You then pickle your alloy and treat it with acid to remove any impurities and improve its surface finish.
- Finishing: This involves various processes to give the material its final shape and surface finish.
This may include cutting, polishing, or other techniques, depending on the application and intended use of the stainless steel.
Factors Affecting the Quality of Stainless Steel
The quality of stainless steel is affected by various factors, including material sourcing, the manufacturing process, the finishing process, and surface treatment.
- Material sourcing: The quality of stainless steel heavily depends on the quality of its raw materials – the purity of the metal.
- Manufacturing process: As we saw, the manufacturing process of steel has multiple steps, including melting and refining, casting, hot rolling, cold rolling, annealing, pickling, and finishing. You must carefully control all these steps to ensure the resulting stainless steel has the desired quality.
- Finishing processes: Finishing is an essential step in producing high-quality stainless steel.
You must execute the finishing processes such as cutting, polishing, and buffing carefully to avoid damaging the surface of your stainless steel.
- Surface treatment: Treatments such as powder coating, electropolishing, and chemical cleaning can improve the surface finish of the material and make it more resistant to corrosion and other forms of wear and tear.
How Does Stainless Steel Compare with Other Materials?
Here’s how this alloy performs against a few common materials:
Stainless vs. Carbon Steel
When compared to carbon steel, stainless steel is a lot more corrosion-resistant. It’s used over carbon steel in harsh environments. Stainless steel is also more ductile than carbon steel, which makes it more resistant to stress in demanding operations.
Stainless Steel vs. Aluminum
Stainless steel is more durable than aluminum. It has more tensile strength than aluminum which is why it is used in applications that require high strength and durability.
Stainless Steel vs. Plastics
Stainless steel has a higher lifespan than most plastics.
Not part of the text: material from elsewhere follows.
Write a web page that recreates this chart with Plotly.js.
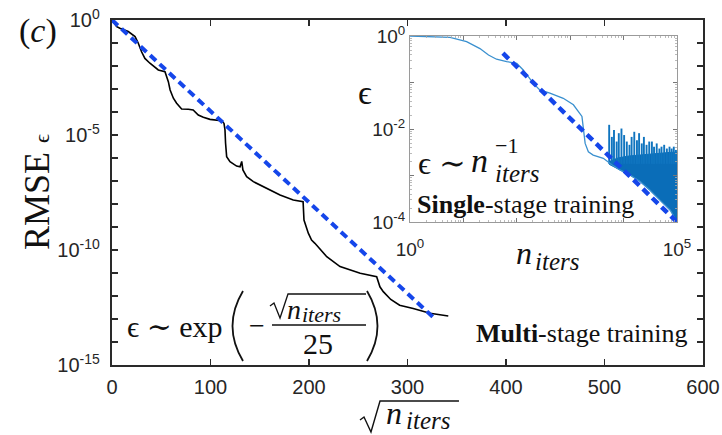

And it is generally stronger and more eco-friendly than plastics. It can also withstand high temperatures and is easier to clean than most plastics.
Benefits and Drawbacks of Stainless Steel.
The advantages of stainless steel often outweigh its disadvantages. Let’s look at them side-by-side.
|Stainless steel is highly corrosion-resistant.||It is generally most costly than other materials.|
|It is durable and resistant to wear and tear.||It is relatively heavier than other alternatives, which can be a disadvantage in applications where weight is a negative factor.|
|The material has a modern and sleek appearance, making it popular in consumer goods.||It is difficult to work with due to its high hardness.|
|Stainless steel is hygienic, non-porous, and easy to clean.||Despite its durability, stainless steel is highly susceptible to getting scratched over time.|
|You can indefinitely recycle and reuse it.|
Stainless steel is a versatile material used in various industries due to its unique properties. Understanding the types, manufacturing processes, and properties is essential for anyone looking to invest in stainless steel for their project.
Although this material has many advantages, you must also be aware of its limitations, like its cost.
If you have any further questions or you are looking to buy or set an inquiry about stainless steel products, then feel free to contact us to set an inquiry today.
- Can stainless steel corrode?
Yes, stainless steel can rust. Although the material is resistant to corrosion, prolonged exposure to moisture and oxygen can start damaging the surface of the substance. Exposure to abrasive chemicals such as acids and chloride ions can also cause the stainless steel to rust.